Ciao Tarcisio
Ricordo una bici rossa, da uomo, che si appoggiava al muro di casa circa a metà mattina di tutte le mattine. La inforcava un uomo di bianco vestito sporco di tutti i colori: un quadro vivente. Quell’uomo mi ha sempre voluto bene e, forse me rendo conto solo ora, è stato sempre presente nei momenti importanti della mia vita. Non ne ha mancato uno! Ai compleanni, molto vicini ai suoi, mi regalava colori, matite, pastelli, arcobaleni in piena regola. Ed io, felice, lo invidiavo perché lui sapeva cosa farne, io no. Eppure si ostinava, ostinato com’era, a ripetersi anno dopo anno. Mi incoraggiava e, soprattutto, aveva fiducia.

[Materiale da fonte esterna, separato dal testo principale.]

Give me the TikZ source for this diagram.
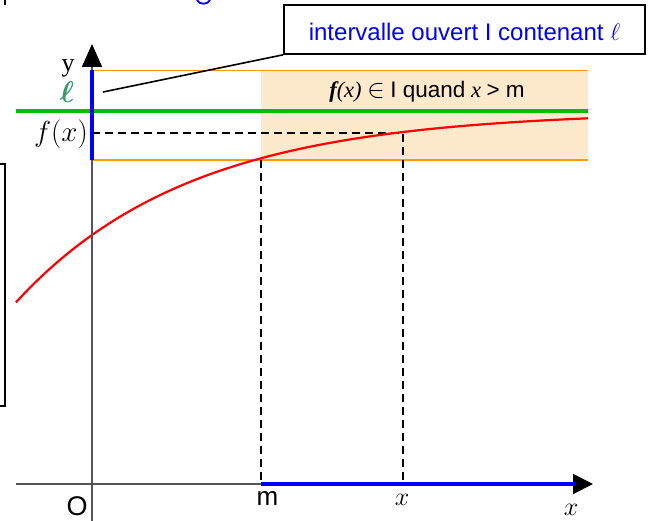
\RequirePackage{fix-cm}
\documentclass[tikz,border=0pt]{standalone}
\usepackage{amsmath}
\usepackage{fontspec}
\setmainfont{Liberation Serif}
\newfontfamily\sansf{Liberation Sans}
\usetikzlibrary{arrows.meta}
\definecolor{axgray}{HTML}{555555}
\definecolor{orangeline}{HTML}{FF9900}
\definecolor{bandfill}{HTML}{FDE9CC}
\definecolor{limgreen}{HTML}{00C000}
\definecolor{ellgreen}{HTML}{3A9A6A}
\tikzset{
  axis/.style={draw=axgray, line width=2pt},
  bluebar/.style={draw=blue, line width=4pt},
  guide/.style={draw=black, line width=1.4pt, dash pattern=on 8pt off 5pt},
  lbl/.style={inner sep=0pt, anchor=base},
}
\begin{document}
\begin{tikzpicture}[x=1pt,y=-1pt]
\useasboundingbox (0,0) rectangle (653,521);
% named points
\coordinate (O) at (92,484);
\coordinate (xend) at (593,484);
\coordinate (xstart) at (16,484);
\coordinate (ytop) at (92,44);
\coordinate (ybot) at (92,525);
\coordinate (M) at (261,484);
\coordinate (X) at (403,484);
\coordinate (Mc) at (261,160);
\coordinate (Xc) at (403,133);
\coordinate (Yfx) at (92,133);
\coordinate (Itop) at (92,71);
\coordinate (Ibot) at (92,160);
\coordinate (Itopr) at (588,71);
\coordinate (Ibotr) at (588,160);
\coordinate (Ltl) at (16,111);
\coordinate (Lr) at (588,111);
\coordinate (lineA) at (103,92);
% band
\fill[bandfill] (261,71) rectangle (588,160);
\draw[orangeline, line width=1pt] (Itop) -- (Itopr);
\draw[orangeline, line width=2pt] (Ibot) -- (Ibotr);
% limit
\draw[limgreen, line width=3.5pt] (Ltl) -- (Lr);
% guides
\draw[guide] (Yfx) -- (Xc) -- (X);
\draw[guide] (Mc) -- (M);
% curve
\draw[red, line width=2.2pt] plot[domain=16:588, samples=120] (\x, {111+124*exp(-0.0057*(\x-92))});
% axes
\draw[axis, -{Triangle[length=20pt,width=20pt,color=black]}] (xstart) -- (xend);
\draw[axis, -{Triangle[length=23pt,width=20pt,color=black]}] (ybot) -- (ytop);
\draw[bluebar] (M) -- (575,484);
\draw[bluebar] (92,70) -- (92,160);
% callout
\node[draw=black, line width=1.6pt, fill=white, minimum width=361pt, minimum height=49pt,
      text height=23pt, text depth=0pt, inner sep=0pt, text=blue, font=\sansf\fontsize{24}{28}\selectfont]
      (box) at (464.5,29.5) {intervalle ouvert I contenant $\ell$};
\draw[black, line width=1.6pt] (lineA) -- (box.south west);
% labels
\node[lbl, font=\fontsize{22.5}{26}\selectfont] (cond) at (427,98)
  {{\bfseries\itshape f}{\itshape (x)} {\fontsize{26}{30}\selectfont$\in$} {\sansf I quand} {\itshape x} {\sansf > m}};
\node[lbl, font=\fontsize{26}{30}\selectfont] (ylab) at (68,72) {y};
\node[lbl, text=ellgreen, font=\fontsize{30}{34}\selectfont] (ell) at (67,103) {$\boldsymbol{\ell}$};
\node[lbl, font=\fontsize{29}{33}\selectfont] (fx) at (61,142) {$f(x)$};
\node[lbl, font=\sansf\fontsize{27}{31}\selectfont] (olab) at (77,515) {O};
\node[lbl, font=\sansf\fontsize{26}{30}\selectfont] (mlab) at (267.5,505) {m};
\node[lbl, font=\fontsize{26}{30}\selectfont] (xlab) at (402,505) {$x$};
\node[lbl, font=\fontsize{26}{30}\selectfont] (xaxlab) at (571,515.5) {$x$};
% fragments at the edges
\draw[line width=1.5pt] (0,164) -- (5,164) -- (5,406) -- (0,406);
\fill[black] (4,0) rectangle (6,5);
\draw[blue, line width=1.8pt] (197,0) .. controls (199,5) and (208,5) .. (210,0);
\end{tikzpicture}
\end{document}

Lo ricordo a casa, di passaggio, saluti brevi ma intensi. Aveva sempre il tempo per una carezza, per una battuta o per uno spunto di riflessione. Mai domo, molto profondo nella critica socio – politica, ha sempre lottato, in ogni modo che gli fosse permesso e con ogni arte di cui fosse capace contro il sopruso, contro il Potere, contro l’ignominia dell’ingiustizia, in una parola, e per citare una sua poesia, contro Il Palazzo. Aveva ragione ad incazzarsi, lui è stato uno di quelli che ci ha donato, regalato, costruito senza sconti questo Paese. E qualcuno vorrebbe non ringraziarli più, i Partigiani. Certo, la guerra è guerra, anche quella "civile", ma non si può dimenticare la scelta da che parte stare e accomunare tutti. La pietà per i morti è sintomo di civiltà, ma gli uni hanno scelto la libertà gli altri di combattere a fianco del terrore. Non si neghi questo! Dopo il sangue del sacrificio ha visto le aspettative non avverarsi, le promesse non mantenute. Sentiva la giustezza del gesto gratuito, del sacrificio senza tornaconto personale.
Il Burbero benefico, rubando la definizione a chi è più degno di me per parlarne. Sempre a brontolare, spina nel fianco per molti ma a fin di bene, a fin di riflessione, contro la stagnazione del pensiero e della critica perché questa è il sale della democrazia. Mai abbassare la guardia, sempre attenti a non cadere nella passività e nella alienante acriticità.
Sempre presente dicevo: mi laureo e mi fa un quadro, mi sposo e ci regala una natura morta, nasce nostra figlia ed ecco tirar fuori dal cilindro una maternità dall’alto significato simbolico. Fantastico. I suoi quadri, la sua eredità per noi sparsa per le case di mezzo paese. Il suo più elevato modo di espressione, anch’esso forte, pieno di colori, pennellate pesanti, di vangoghiana memoria. Arte, quella della pittura, che è stata anche la sua unica voce da quando il destino gli ha carognamente portato via la sua da gran oratore. Una beffa, ma lui non si è piegato, anzi, ha dato da allora il meglio di sé come artista.
L’uomo della bici rossa, da qualche giorno non c’è più. L’ha inforcata per volare e vedere da vicino la tavolozza di colori dell’arcobaleno.
Questo era solo il mio ricordo. Mi mancherai, ci mancherai.